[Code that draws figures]
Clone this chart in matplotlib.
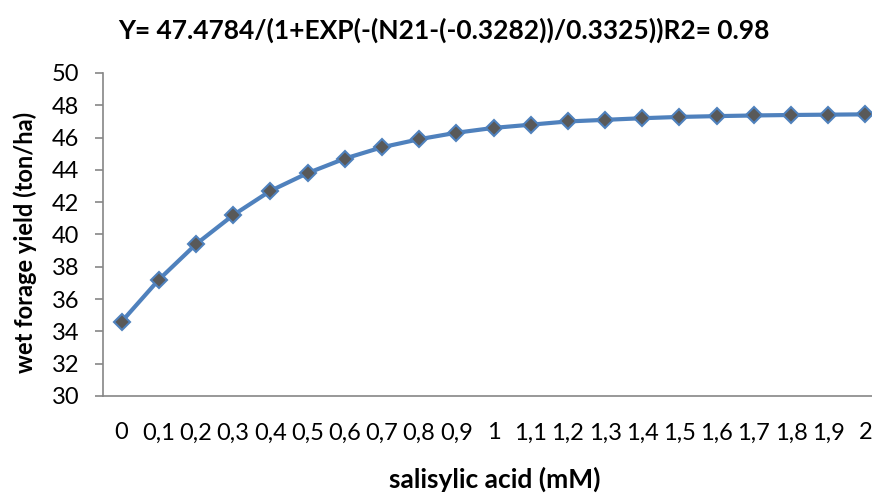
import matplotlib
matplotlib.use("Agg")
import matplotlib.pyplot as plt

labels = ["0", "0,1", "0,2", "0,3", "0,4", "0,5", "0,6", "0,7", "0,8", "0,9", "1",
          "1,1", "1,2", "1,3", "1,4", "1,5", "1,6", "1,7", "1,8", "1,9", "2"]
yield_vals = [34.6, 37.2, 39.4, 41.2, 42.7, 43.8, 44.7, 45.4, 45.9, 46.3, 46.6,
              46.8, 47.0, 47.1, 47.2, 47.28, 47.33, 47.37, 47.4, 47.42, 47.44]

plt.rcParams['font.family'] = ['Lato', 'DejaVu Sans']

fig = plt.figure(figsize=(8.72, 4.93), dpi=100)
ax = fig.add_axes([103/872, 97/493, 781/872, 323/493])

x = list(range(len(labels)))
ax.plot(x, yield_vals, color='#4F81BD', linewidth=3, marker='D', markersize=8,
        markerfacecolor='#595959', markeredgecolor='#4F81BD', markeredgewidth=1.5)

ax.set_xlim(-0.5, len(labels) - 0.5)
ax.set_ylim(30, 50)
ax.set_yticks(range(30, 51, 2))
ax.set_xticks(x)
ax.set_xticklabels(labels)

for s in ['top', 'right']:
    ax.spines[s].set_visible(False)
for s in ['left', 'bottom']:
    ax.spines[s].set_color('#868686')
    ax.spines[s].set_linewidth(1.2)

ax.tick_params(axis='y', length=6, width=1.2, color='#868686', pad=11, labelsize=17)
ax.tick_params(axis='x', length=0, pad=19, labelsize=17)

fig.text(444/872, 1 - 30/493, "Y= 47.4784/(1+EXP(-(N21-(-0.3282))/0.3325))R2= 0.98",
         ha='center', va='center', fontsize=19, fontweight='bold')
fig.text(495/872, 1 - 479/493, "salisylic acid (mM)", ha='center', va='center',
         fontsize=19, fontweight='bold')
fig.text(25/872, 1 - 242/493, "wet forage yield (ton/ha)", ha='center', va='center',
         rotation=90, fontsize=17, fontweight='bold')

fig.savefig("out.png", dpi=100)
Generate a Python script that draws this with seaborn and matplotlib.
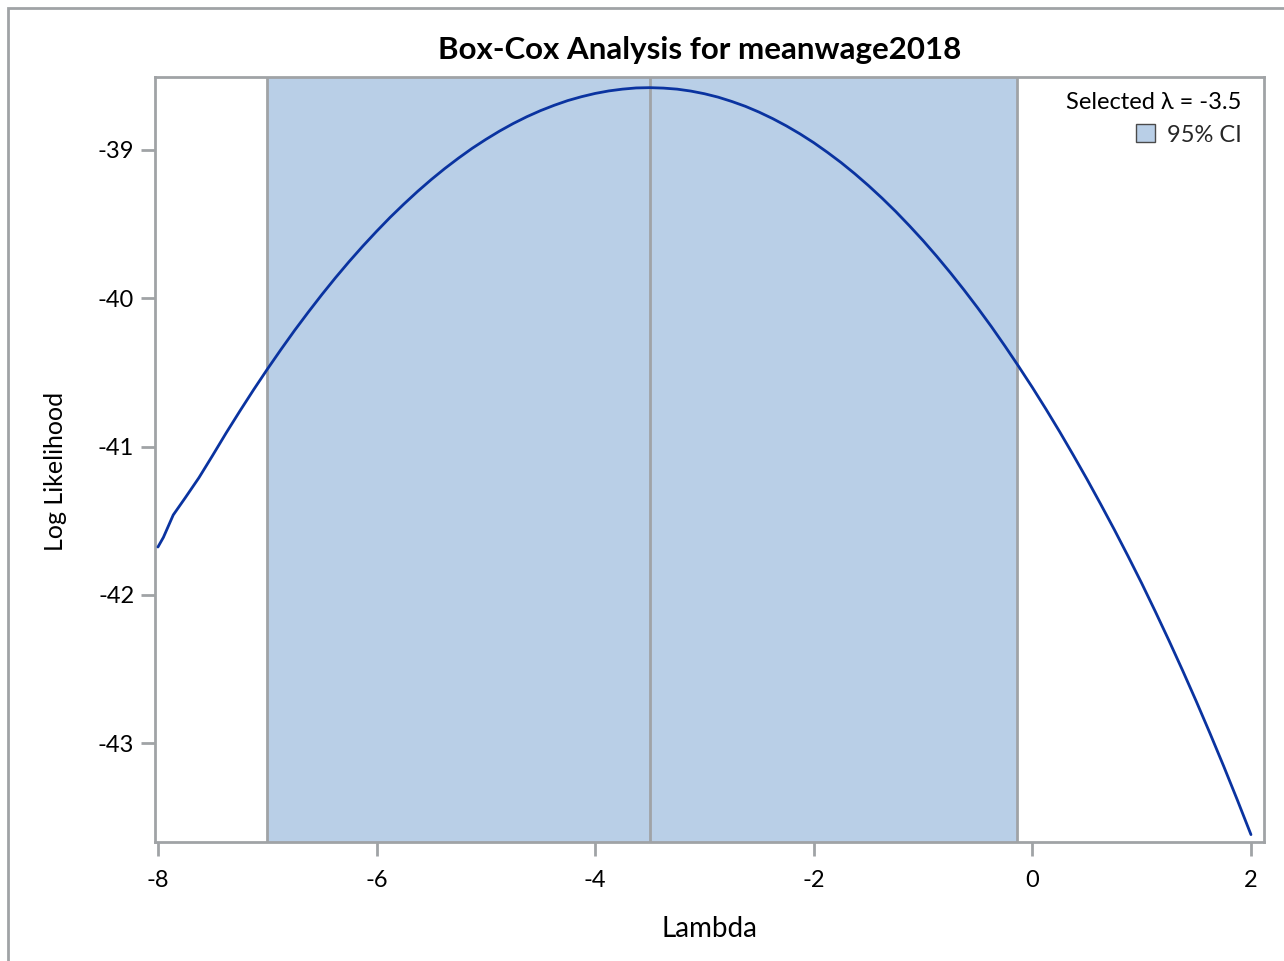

WORK TO BE COMPLETED:
Set down the complete material exactly, but do not include the images.

RESULT:
Clone this chart in matplotlib.
import matplotlib
matplotlib.use("Agg")
import matplotlib.pyplot as plt

labels = ["0", "0,1", "0,2", "0,3", "0,4", "0,5", "0,6", "0,7", "0,8", "0,9", "1",
          "1,1", "1,2", "1,3", "1,4", "1,5", "1,6", "1,7", "1,8", "1,9", "2"]
yield_vals = [34.6, 37.2, 39.4, 41.2, 42.7, 43.8, 44.7, 45.4, 45.9, 46.3, 46.6,
              46.8, 47.0, 47.1, 47.2, 47.28, 47.33, 47.37, 47.4, 47.42, 47.44]

plt.rcParams['font.family'] = ['Lato', 'DejaVu Sans']

fig = plt.figure(figsize=(8.72, 4.93), dpi=100)
ax = fig.add_axes([103/872, 97/493, 781/872, 323/493])

x = list(range(len(labels)))
ax.plot(x, yield_vals, color='#4F81BD', linewidth=3, marker='D', markersize=8,
        markerfacecolor='#595959', markeredgecolor='#4F81BD', markeredgewidth=1.5)

ax.set_xlim(-0.5, len(labels) - 0.5)
ax.set_ylim(30, 50)
ax.set_yticks(range(30, 51, 2))
ax.set_xticks(x)
ax.set_xticklabels(labels)

for s in ['top', 'right']:
    ax.spines[s].set_visible(False)
for s in ['left', 'bottom']:
    ax.spines[s].set_color('#868686')
    ax.spines[s].set_linewidth(1.2)

ax.tick_params(axis='y', length=6, width=1.2, color='#868686', pad=11, labelsize=17)
ax.tick_params(axis='x', length=0, pad=19, labelsize=17)

fig.text(444/872, 1 - 30/493, "Y= 47.4784/(1+EXP(-(N21-(-0.3282))/0.3325))R2= 0.98",
         ha='center', va='center', fontsize=19, fontweight='bold')
fig.text(495/872, 1 - 479/493, "salisylic acid (mM)", ha='center', va='center',
         fontsize=19, fontweight='bold')
fig.text(25/872, 1 - 242/493, "wet forage yield (ton/ha)", ha='center', va='center',
         rotation=90, fontsize=17, fontweight='bold')

fig.savefig("out.png", dpi=100)
Generate a Python script that draws this with seaborn and matplotlib.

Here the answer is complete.